We are also provided an _oracle_. The oracle always selects the right action, receiving a reward of 5 when it eats an edible mushroom, and a reward of 0 when it doesn't eat.

__Objective:__ <br>
Create a BNN which minimises the _cumulative regret_ of the agent. Regreat measures the difference between the oracle and our agent's reward.

__BNN Architecture:__
- 2 hidden layers
- Each layer has 100 rectified units
- Vector input: vector consisting of the mushroom features (context) and a one of _K_ encoding of the action
- Output: single scalar representing the expected reward of the given action in the given context

__Additional Important Information:__
- To calculate the expected reward for an action, Google samples twice the weights and averages the outputs
- To train the network, Google keeps a buffer of 4096 mushrooms.
- For training, Google randomly draws minibatches of size 64 for 64 training steps.
- After every training stage, the agent interacts with a new mushroom

## TASKS:
- Data preparation: DONE
- Reward function: DONE
- Initialise buffer function: DONE
- Update buffer function: DONE
- Create class for Gaussian distribution: DONE
- Create class for generating prior distribution: DONE
- Create class for generating BNN layer: DONE
- Create BNN: Need to change
- Create function for creating network estimates: TO BE DONE
- Create function for updating network parameters: TO BE DONE


### Algorithm for network estimtes:
##### Inputs: network and mushroom - Returns rewards for both actions
def network-estimates(network, mushroom): <br>
    sample w1,w2<br>
    r1 = 0.5 * (f(mushroom,eat, w1) + f(mushroom,don't eat, w1))<br>
    r2 = 0.5 * (f(mushroom,eat, w2) + f(mushroom,don't eat, w2))<br>
    return r1,r2<br>
    


In [210]:
# Import Libraries

%matplotlib inline
import math
import matplotlib.pyplot as plt
import numpy as np
import seaborn as sns
import pandas as pd
import os
import torch
import torch.nn as nn
import torch.nn.functional as F
import torch.optim as optim
from sklearn import preprocessing
from sklearn import metrics
import random

## __Data Preparation:__ ## 
Input is the data file. Output is an array of one-hot encoded labels (y, shape: 8124) and an array of context features (x, shape: 8124 elements, each with 117 features). 117 features derive from doing a one-hot encoding on the feature classes.

In [211]:
# Import data from file
df = pd.read_csv(os.getcwd() + '/agaricus-lepiota.data', sep=',', header=None,
             error_bad_lines=False, warn_bad_lines=True, low_memory=False)
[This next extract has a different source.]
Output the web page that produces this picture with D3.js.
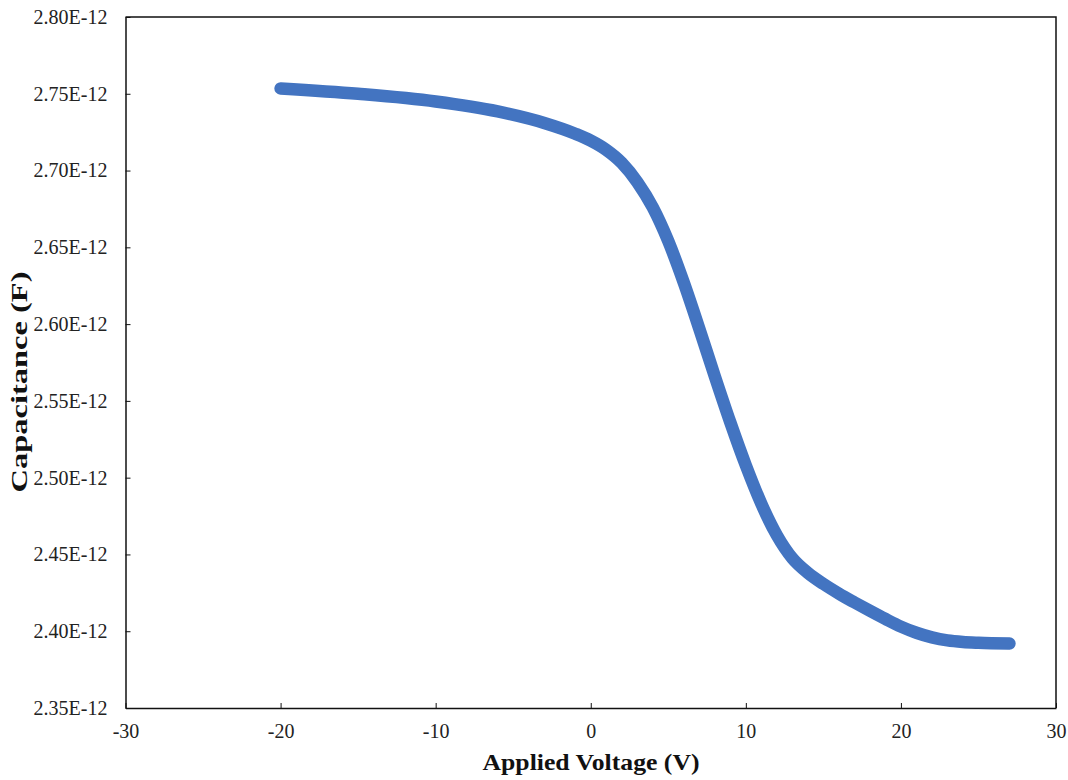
<!DOCTYPE html>
<html>
<head>
<meta charset="utf-8">
<script src="https://cdn.jsdelivr.net/npm/d3@7"></script>
<style>
  body { margin: 0; background: #fff; }
  svg text { font-family: "Liberation Serif", "Times New Roman", serif; }
</style>
</head>
<body>
<div id="chart"></div>
<script>
// applied voltage (V)
const voltage = [-20, -15, -10, -6, -3, -1, 0, 1, 2, 3, 4, 5, 6, 7, 8, 9, 10, 11, 12, 13, 14, 15, 16,
                 17, 18, 19, 20, 21, 22, 23, 24, 25, 27]
// capacitance (x1e-12 F)
const capacitance = [2.7535, 2.7500, 2.7450, 2.7385, 2.7310, 2.7240, 2.7195, 2.7135, 2.7050, 2.6925,
                     2.6760, 2.6540, 2.6270, 2.5970, 2.5660, 2.5360, 2.5080, 2.4830, 2.4625, 2.4475,
                     2.4380, 2.4308, 2.4245, 2.4188, 2.4133, 2.4080, 2.4030, 2.3990, 2.3960, 2.3940,
                     2.3930, 2.3925, 2.3920]

const xTicks = [-30, -20, -10, 0, 10, 20, 30]
const yTicks = [2.35, 2.40, 2.45, 2.50, 2.55, 2.60, 2.65, 2.70, 2.75, 2.80]

const width = 1068, height = 780
const margin = {left: 125.5, right: 12, top: 17, bottom: 72}

const svg = d3.select('#chart')
              .append('svg')
              .attr('width', width)
              .attr('height', height)

const x = d3.scaleLinear().domain([-30, 30]).range([margin.left, width - margin.right])
const y = d3.scaleLinear().domain([2.35, 2.80]).range([height - margin.bottom, margin.top])

// y axis, ticks pointing inwards
svg.append('g')
   .attr('transform', `translate(${margin.left},0)`)
   .call(d3.axisLeft(y).tickValues(yTicks).tickSizeInner(-5).tickSizeOuter(0).tickPadding(18)
          .tickFormat(d => d.toFixed(2) + 'E-12'))
   .call(g => g.select('.domain').attr('stroke', '#111').attr('stroke-width', 1.5))
   .call(g => g.selectAll('.tick line').attr('stroke', '#111'))
   .call(g => g.selectAll('.tick text').style('font-size', '20px').attr('fill', '#222')
              .style('font-family', '"Liberation Serif", serif'))

// x axis
svg.append('g')
   .attr('transform', `translate(0,${height - margin.bottom})`)
   .call(d3.axisBottom(x).tickValues(xTicks).tickSizeInner(-5).tickSizeOuter(0).tickPadding(16)
          .tickFormat(d => String(d)))
   .call(g => g.select('.domain').attr('stroke', '#111').attr('stroke-width', 1.5))
   .call(g => g.selectAll('.tick line').attr('stroke', '#111'))
   .call(g => g.selectAll('.tick text').style('font-size', '20px').attr('fill', '#222')
              .style('font-family', '"Liberation Serif", serif'))

// top and right border
svg.append('path')
   .attr('d', `M${x(-30)},${y(2.80)}H${x(30)}V${y(2.35)}`)
   .attr('fill', 'none')
   .attr('stroke', '#111')
   .attr('stroke-width', 1.5)

// the C-V curve
const line = d3.line()
               .x((d, i) => x(voltage[i]))
               .y(d => y(d))
               .curve(d3.curveMonotoneX)

svg.append('path')
   .datum(capacitance)
   .attr('d', line)
   .attr('fill', 'none')
   .attr('stroke', '#4374c1')
   .attr('stroke-width', 12.5)
   .attr('stroke-linecap', 'round')
   .attr('stroke-linejoin', 'round')

// axis titles
svg.append('text')
   .attr('x', 591)
   .attr('y', 770)
   .attr('text-anchor', 'middle')
   .attr('font-size', '23px')
   .attr('font-weight', 'bold')
   .attr('fill', '#111')
   .attr('textLength', 217)
   .attr('lengthAdjust', 'spacingAndGlyphs')
   .text('Applied Voltage (V)')

svg.append('text')
   .attr('transform', 'translate(27,382) rotate(-90)')
   .attr('text-anchor', 'middle')
   .attr('font-size', '23px')
   .attr('font-weight', 'bold')
   .attr('fill', '#111')
   .attr('textLength', 221)
   .attr('lengthAdjust', 'spacingAndGlyphs')
   .text('Capacitance (F)')
</script>
</body>
</html>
# Set pandas to output all of the columns in output
df.columns = ['class','cap-shape','cap-surface','cap-color','bruises','odor','gill-attachment',
         'gill-spacing','gill-size','gill-color','stalk-shape','stalk-root',
         'stalk-surf-above-ring','stalk-surf-below-ring','stalk-color-above-ring','stalk-color-below-ring',
         'veil-type','veil-color','ring-number','ring-type','spore-color','population','habitat']

# Split context from label
X = pd.DataFrame(df, columns=df.columns[1:len(df.columns)], index=df.index)
# Put the class values (0th column) into Y
Y = df['class']

# Transform labels into one-hot encoded array
le = preprocessing.LabelEncoder()
le.fit(Y)
y = le.transform(Y)

# Temporary variable to avoid error 
x_tmp = pd.DataFrame(X,columns=[X.columns[0]])

# Encode each feature column and add it to x_train 
for colname in X.columns:
    le.fit(X[colname])
    #print(colname, le.classes_)
    x_tmp[colname] = le.transform(X[colname])

# Produce mushroom array: 8124 mushrooms, each with 117 one-hot encoded features
oh = preprocessing.OneHotEncoder(categorical_features='all')
oh.fit(x_tmp)
x = oh.transform(x_tmp).toarray()

In case you used a LabelEncoder before this OneHotEncoder to convert the categories to integers, then you can now use the OneHotEncoder directly.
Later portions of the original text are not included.